### THE INPUT
'''

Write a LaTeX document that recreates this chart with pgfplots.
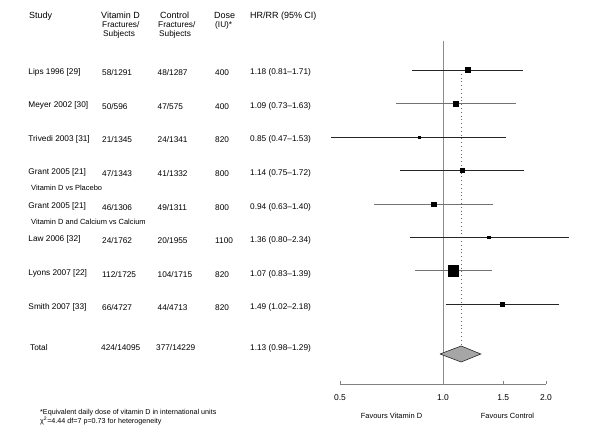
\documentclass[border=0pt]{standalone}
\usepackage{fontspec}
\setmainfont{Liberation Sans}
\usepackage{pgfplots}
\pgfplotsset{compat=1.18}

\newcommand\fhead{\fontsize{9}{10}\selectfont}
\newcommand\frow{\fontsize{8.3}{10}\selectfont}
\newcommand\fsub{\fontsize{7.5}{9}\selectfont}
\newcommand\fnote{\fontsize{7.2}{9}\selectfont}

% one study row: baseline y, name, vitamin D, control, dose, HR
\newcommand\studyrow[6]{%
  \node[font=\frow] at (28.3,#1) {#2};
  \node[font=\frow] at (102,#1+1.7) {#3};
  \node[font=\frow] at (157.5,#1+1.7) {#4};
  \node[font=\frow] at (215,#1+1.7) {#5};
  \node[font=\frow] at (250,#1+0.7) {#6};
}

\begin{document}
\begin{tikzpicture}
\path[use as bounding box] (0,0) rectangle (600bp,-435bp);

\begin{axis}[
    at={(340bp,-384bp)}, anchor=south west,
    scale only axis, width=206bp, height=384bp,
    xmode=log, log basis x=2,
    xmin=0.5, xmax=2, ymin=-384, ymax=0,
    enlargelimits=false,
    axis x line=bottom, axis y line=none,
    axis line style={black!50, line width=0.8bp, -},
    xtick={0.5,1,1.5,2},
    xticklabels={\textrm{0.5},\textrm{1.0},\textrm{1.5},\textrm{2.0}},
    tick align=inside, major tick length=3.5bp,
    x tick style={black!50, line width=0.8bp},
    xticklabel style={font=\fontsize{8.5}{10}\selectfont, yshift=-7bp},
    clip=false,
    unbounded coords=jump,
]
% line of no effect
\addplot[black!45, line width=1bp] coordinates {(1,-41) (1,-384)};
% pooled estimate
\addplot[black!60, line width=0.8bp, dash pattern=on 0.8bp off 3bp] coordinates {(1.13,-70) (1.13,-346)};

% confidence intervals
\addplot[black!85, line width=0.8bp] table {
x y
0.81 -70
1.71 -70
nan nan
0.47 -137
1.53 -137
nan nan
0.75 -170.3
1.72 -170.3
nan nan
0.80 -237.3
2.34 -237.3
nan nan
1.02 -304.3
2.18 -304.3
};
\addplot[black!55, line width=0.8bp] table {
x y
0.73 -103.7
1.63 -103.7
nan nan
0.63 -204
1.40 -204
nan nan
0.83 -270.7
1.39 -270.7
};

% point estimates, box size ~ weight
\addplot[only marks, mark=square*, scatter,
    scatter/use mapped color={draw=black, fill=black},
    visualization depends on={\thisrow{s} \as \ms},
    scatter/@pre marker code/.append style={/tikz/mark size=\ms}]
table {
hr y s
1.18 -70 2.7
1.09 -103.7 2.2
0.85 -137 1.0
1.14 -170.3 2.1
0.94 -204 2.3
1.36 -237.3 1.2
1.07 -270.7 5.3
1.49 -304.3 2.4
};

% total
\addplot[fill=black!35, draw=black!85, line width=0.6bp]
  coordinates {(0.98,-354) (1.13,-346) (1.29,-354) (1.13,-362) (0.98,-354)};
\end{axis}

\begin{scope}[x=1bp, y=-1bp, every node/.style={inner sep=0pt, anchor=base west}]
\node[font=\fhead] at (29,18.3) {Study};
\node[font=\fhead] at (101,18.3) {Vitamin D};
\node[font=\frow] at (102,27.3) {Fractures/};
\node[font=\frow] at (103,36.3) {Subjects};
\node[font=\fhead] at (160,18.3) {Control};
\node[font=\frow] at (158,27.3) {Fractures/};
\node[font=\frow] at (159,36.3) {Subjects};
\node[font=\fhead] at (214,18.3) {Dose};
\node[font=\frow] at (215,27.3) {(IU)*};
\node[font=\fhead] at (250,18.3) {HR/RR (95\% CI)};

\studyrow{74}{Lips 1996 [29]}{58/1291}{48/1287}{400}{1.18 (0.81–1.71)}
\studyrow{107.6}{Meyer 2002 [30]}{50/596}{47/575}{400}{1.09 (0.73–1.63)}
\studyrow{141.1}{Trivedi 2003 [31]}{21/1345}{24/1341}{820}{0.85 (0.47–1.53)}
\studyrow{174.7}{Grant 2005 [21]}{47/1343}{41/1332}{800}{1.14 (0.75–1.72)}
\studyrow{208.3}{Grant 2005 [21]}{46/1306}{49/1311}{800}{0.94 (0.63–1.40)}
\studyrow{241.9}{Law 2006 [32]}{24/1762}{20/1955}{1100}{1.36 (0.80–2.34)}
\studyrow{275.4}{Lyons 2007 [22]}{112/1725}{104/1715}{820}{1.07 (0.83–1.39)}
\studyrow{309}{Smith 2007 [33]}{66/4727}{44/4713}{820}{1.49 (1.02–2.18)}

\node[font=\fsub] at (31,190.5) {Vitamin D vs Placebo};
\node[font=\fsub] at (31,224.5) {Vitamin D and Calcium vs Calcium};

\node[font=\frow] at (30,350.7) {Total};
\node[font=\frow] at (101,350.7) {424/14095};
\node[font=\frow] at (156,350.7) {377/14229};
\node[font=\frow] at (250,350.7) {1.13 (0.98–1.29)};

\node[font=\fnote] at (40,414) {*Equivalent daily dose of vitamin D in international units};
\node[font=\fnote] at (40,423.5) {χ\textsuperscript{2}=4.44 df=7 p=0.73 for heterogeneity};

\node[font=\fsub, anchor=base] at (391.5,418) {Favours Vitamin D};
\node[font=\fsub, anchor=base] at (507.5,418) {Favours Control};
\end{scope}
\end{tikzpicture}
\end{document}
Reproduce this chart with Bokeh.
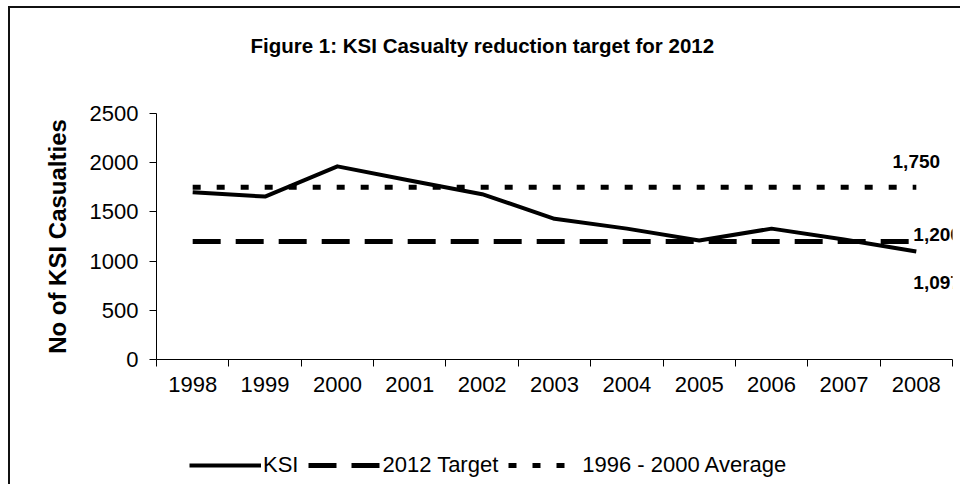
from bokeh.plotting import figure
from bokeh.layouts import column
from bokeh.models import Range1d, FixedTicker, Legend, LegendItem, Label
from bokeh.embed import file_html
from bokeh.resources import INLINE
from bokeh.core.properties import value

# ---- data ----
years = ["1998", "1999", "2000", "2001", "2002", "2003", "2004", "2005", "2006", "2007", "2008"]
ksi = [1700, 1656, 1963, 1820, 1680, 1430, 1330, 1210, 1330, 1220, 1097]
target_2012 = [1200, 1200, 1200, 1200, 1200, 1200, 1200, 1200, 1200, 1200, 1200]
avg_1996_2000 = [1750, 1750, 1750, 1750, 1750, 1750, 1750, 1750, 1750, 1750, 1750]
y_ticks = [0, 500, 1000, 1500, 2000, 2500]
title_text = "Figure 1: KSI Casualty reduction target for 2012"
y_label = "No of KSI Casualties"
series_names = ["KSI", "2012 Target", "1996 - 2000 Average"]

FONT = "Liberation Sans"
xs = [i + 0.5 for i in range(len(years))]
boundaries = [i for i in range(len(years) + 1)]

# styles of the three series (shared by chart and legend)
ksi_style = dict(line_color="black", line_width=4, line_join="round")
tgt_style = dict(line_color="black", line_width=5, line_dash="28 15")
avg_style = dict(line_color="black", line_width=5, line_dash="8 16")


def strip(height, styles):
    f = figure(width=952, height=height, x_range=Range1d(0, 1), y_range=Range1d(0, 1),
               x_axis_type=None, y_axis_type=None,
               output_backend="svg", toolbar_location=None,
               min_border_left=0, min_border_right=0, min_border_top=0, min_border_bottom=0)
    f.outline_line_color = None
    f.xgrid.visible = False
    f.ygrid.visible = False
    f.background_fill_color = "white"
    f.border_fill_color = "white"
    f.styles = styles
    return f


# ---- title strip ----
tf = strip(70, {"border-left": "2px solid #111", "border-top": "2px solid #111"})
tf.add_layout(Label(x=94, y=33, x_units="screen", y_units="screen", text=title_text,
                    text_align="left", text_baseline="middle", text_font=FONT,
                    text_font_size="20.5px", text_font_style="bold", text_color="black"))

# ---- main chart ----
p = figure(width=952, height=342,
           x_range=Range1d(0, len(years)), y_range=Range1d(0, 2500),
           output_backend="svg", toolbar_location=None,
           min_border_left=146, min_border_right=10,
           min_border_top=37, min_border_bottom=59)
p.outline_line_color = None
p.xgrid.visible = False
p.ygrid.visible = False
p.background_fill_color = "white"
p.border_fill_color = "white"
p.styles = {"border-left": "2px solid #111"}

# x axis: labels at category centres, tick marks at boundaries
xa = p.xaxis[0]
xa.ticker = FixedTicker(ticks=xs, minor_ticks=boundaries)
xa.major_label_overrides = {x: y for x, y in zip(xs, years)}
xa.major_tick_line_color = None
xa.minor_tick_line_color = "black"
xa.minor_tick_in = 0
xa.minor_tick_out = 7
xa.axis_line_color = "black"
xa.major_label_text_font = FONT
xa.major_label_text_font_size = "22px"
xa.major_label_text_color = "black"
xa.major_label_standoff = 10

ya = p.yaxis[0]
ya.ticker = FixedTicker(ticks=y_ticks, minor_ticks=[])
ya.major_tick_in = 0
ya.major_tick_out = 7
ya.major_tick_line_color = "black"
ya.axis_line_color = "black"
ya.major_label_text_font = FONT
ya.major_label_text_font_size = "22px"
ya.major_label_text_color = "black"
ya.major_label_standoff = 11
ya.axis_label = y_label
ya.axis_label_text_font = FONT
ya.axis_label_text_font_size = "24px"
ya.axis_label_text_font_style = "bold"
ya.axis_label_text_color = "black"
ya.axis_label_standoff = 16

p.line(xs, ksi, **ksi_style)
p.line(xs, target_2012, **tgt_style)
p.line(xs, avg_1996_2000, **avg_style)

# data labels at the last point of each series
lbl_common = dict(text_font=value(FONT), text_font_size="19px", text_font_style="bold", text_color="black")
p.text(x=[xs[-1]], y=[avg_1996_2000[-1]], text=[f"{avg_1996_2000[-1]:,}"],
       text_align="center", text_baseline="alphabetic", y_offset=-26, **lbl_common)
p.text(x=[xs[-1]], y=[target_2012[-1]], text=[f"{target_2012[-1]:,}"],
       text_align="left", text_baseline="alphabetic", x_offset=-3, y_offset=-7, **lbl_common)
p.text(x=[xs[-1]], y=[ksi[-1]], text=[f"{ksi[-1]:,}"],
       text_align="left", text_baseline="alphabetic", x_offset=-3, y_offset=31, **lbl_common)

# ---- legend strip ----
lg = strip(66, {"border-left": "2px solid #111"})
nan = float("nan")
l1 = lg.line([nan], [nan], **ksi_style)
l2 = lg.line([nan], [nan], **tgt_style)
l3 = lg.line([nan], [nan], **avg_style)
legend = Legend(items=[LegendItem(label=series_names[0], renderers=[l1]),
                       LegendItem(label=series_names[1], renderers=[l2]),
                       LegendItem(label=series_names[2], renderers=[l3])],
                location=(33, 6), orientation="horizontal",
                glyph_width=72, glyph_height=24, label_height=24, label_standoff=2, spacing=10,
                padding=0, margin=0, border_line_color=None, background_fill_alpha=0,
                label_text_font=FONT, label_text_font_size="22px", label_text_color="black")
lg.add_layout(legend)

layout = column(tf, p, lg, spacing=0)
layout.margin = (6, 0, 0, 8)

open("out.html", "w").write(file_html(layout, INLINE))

'''

### TASK TO CARRY OUT
Please reproduce, word for word, every line from the first line of the records above through the line containing "(0,0) rectangle (600bp,-435bp);", and leave out the pictures.

### EXERCISE OUTPUT
Write a LaTeX document that recreates this chart with pgfplots.
\documentclass[border=0pt]{standalone}
\usepackage{fontspec}
\setmainfont{Liberation Sans}
\usepackage{pgfplots}
\pgfplotsset{compat=1.18}

\newcommand\fhead{\fontsize{9}{10}\selectfont}
\newcommand\frow{\fontsize{8.3}{10}\selectfont}
\newcommand\fsub{\fontsize{7.5}{9}\selectfont}
\newcommand\fnote{\fontsize{7.2}{9}\selectfont}

% one study row: baseline y, name, vitamin D, control, dose, HR
\newcommand\studyrow[6]{%
  \node[font=\frow] at (28.3,#1) {#2};
  \node[font=\frow] at (102,#1+1.7) {#3};
  \node[font=\frow] at (157.5,#1+1.7) {#4};
  \node[font=\frow] at (215,#1+1.7) {#5};
  \node[font=\frow] at (250,#1+0.7) {#6};
}

\begin{document}
\begin{tikzpicture}
\path[use as bounding box] (0,0) rectangle (600bp,-435bp);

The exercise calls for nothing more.